The request » Retype all the entries word for word, but omit the pictures.
★ ★ ★
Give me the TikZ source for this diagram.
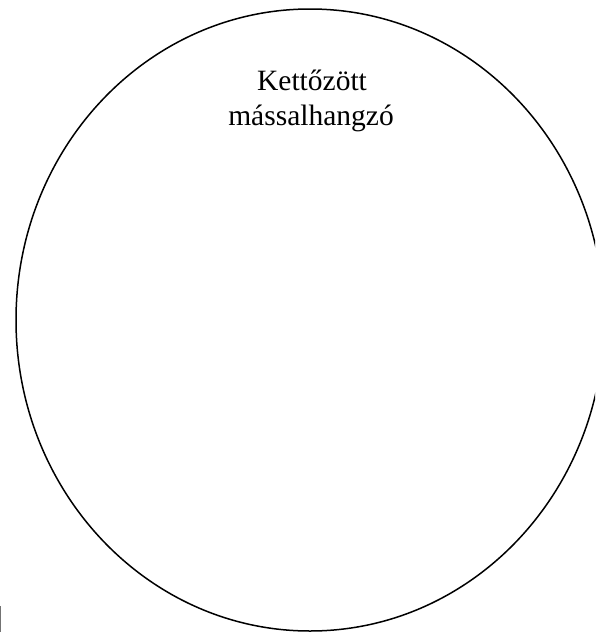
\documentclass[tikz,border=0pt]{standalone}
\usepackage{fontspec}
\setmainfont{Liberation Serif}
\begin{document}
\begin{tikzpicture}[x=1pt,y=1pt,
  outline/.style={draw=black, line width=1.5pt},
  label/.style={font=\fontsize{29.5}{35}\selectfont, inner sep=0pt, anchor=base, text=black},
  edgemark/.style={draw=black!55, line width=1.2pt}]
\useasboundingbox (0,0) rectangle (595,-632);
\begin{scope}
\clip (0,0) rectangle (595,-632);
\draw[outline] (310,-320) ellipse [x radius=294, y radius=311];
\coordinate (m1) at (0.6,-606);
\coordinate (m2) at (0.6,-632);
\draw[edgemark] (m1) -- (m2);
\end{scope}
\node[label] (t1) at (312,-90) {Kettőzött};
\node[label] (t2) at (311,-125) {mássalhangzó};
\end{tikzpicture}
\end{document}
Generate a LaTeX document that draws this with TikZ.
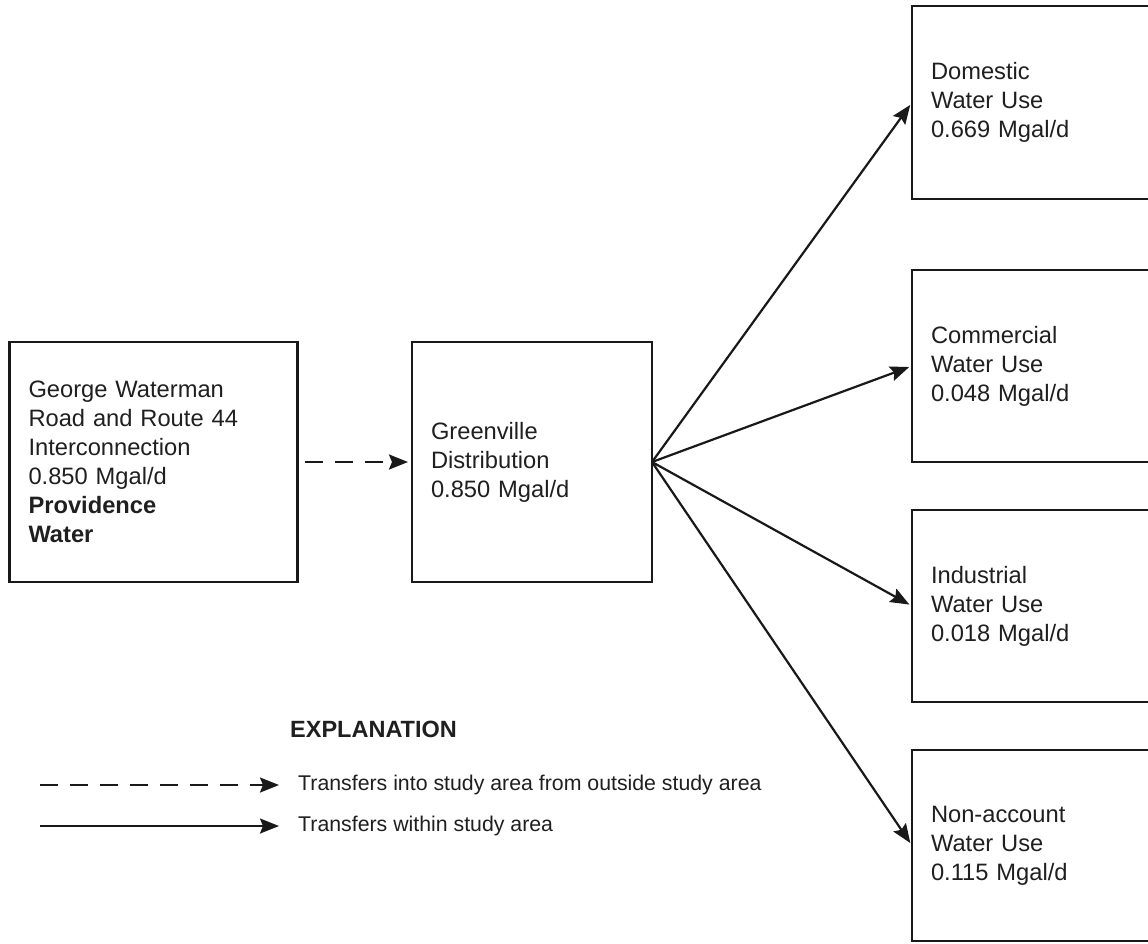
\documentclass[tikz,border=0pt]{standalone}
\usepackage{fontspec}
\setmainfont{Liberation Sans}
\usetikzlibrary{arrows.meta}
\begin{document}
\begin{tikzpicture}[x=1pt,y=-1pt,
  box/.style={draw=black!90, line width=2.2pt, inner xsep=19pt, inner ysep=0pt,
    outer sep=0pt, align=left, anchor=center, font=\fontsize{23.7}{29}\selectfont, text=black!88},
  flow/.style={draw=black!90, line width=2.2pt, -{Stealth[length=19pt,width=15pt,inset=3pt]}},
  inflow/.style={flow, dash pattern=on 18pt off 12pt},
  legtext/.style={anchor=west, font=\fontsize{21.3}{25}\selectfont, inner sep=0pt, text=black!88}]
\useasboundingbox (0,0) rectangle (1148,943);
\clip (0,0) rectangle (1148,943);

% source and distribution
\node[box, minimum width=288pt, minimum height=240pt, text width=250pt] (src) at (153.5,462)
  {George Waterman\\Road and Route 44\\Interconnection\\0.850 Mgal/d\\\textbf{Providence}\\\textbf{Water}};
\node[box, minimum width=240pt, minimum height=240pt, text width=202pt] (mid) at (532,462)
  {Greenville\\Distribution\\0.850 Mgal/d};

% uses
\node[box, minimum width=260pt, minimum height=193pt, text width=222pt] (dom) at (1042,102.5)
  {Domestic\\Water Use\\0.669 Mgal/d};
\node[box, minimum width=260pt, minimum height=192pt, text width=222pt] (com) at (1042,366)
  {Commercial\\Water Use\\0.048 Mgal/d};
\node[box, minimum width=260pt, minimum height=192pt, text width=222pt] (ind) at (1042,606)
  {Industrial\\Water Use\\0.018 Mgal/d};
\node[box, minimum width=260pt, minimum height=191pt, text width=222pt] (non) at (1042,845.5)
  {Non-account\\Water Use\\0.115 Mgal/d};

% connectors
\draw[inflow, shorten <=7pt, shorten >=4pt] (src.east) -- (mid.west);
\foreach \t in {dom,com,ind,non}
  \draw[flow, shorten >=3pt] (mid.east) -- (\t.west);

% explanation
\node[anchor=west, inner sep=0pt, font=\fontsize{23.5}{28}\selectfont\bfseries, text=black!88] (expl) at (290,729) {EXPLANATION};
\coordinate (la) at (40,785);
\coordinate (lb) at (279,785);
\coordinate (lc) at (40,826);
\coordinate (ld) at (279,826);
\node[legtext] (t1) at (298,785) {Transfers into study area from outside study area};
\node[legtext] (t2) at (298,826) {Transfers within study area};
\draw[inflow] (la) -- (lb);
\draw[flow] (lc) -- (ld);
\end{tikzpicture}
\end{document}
★ ★ ★
Written solution »
Give me the TikZ source for this diagram.
\documentclass[tikz,border=0pt]{standalone}
\usepackage{fontspec}
\setmainfont{Liberation Serif}
\begin{document}
\begin{tikzpicture}[x=1pt,y=1pt,
  outline/.style={draw=black, line width=1.5pt},
  label/.style={font=\fontsize{29.5}{35}\selectfont, inner sep=0pt, anchor=base, text=black},
  edgemark/.style={draw=black!55, line width=1.2pt}]
\useasboundingbox (0,0) rectangle (595,-632);
\begin{scope}
\clip (0,0) rectangle (595,-632);
\draw[outline] (310,-320) ellipse [x radius=294, y radius=311];
\coordinate (m1) at (0.6,-606);
\coordinate (m2) at (0.6,-632);
\draw[edgemark] (m1) -- (m2);
\end{scope}
\node[label] (t1) at (312,-90) {Kettőzött};
\node[label] (t2) at (311,-125) {mássalhangzó};
\end{tikzpicture}
\end{document}
Generate a LaTeX document that draws this with TikZ.
\documentclass[tikz,border=0pt]{standalone}
\usepackage{fontspec}
\setmainfont{Liberation Sans}
\usetikzlibrary{arrows.meta}
\begin{document}
\begin{tikzpicture}[x=1pt,y=-1pt,
  box/.style={draw=black!90, line width=2.2pt, inner xsep=19pt, inner ysep=0pt,
    outer sep=0pt, align=left, anchor=center, font=\fontsize{23.7}{29}\selectfont, text=black!88},
  flow/.style={draw=black!90, line width=2.2pt, -{Stealth[length=19pt,width=15pt,inset=3pt]}},
  inflow/.style={flow, dash pattern=on 18pt off 12pt},
  legtext/.style={anchor=west, font=\fontsize{21.3}{25}\selectfont, inner sep=0pt, text=black!88}]
\useasboundingbox (0,0) rectangle (1148,943);
\clip (0,0) rectangle (1148,943);

% source and distribution
\node[box, minimum width=288pt, minimum height=240pt, text width=250pt] (src) at (153.5,462)
  {George Waterman\\Road and Route 44\\Interconnection\\0.850 Mgal/d\\\textbf{Providence}\\\textbf{Water}};
\node[box, minimum width=240pt, minimum height=240pt, text width=202pt] (mid) at (532,462)
  {Greenville\\Distribution\\0.850 Mgal/d};

% uses
\node[box, minimum width=260pt, minimum height=193pt, text width=222pt] (dom) at (1042,102.5)
  {Domestic\\Water Use\\0.669 Mgal/d};
\node[box, minimum width=260pt, minimum height=192pt, text width=222pt] (com) at (1042,366)
  {Commercial\\Water Use\\0.048 Mgal/d};
\node[box, minimum width=260pt, minimum height=192pt, text width=222pt] (ind) at (1042,606)
  {Industrial\\Water Use\\0.018 Mgal/d};
\node[box, minimum width=260pt, minimum height=191pt, text width=222pt] (non) at (1042,845.5)
  {Non-account\\Water Use\\0.115 Mgal/d};

% connectors
\draw[inflow, shorten <=7pt, shorten >=4pt] (src.east) -- (mid.west);
\foreach \t in {dom,com,ind,non}
  \draw[flow, shorten >=3pt] (mid.east) -- (\t.west);

% explanation
\node[anchor=west, inner sep=0pt, font=\fontsize{23.5}{28}\selectfont\bfseries, text=black!88] (expl) at (290,729) {EXPLANATION};
\coordinate (la) at (40,785);
\coordinate (lb) at (279,785);
\coordinate (lc) at (40,826);
\coordinate (ld) at (279,826);
\node[legtext] (t1) at (298,785) {Transfers into study area from outside study area};
\node[legtext] (t2) at (298,826) {Transfers within study area};
\draw[inflow] (la) -- (lb);
\draw[flow] (lc) -- (ld);
\end{tikzpicture}
\end{document}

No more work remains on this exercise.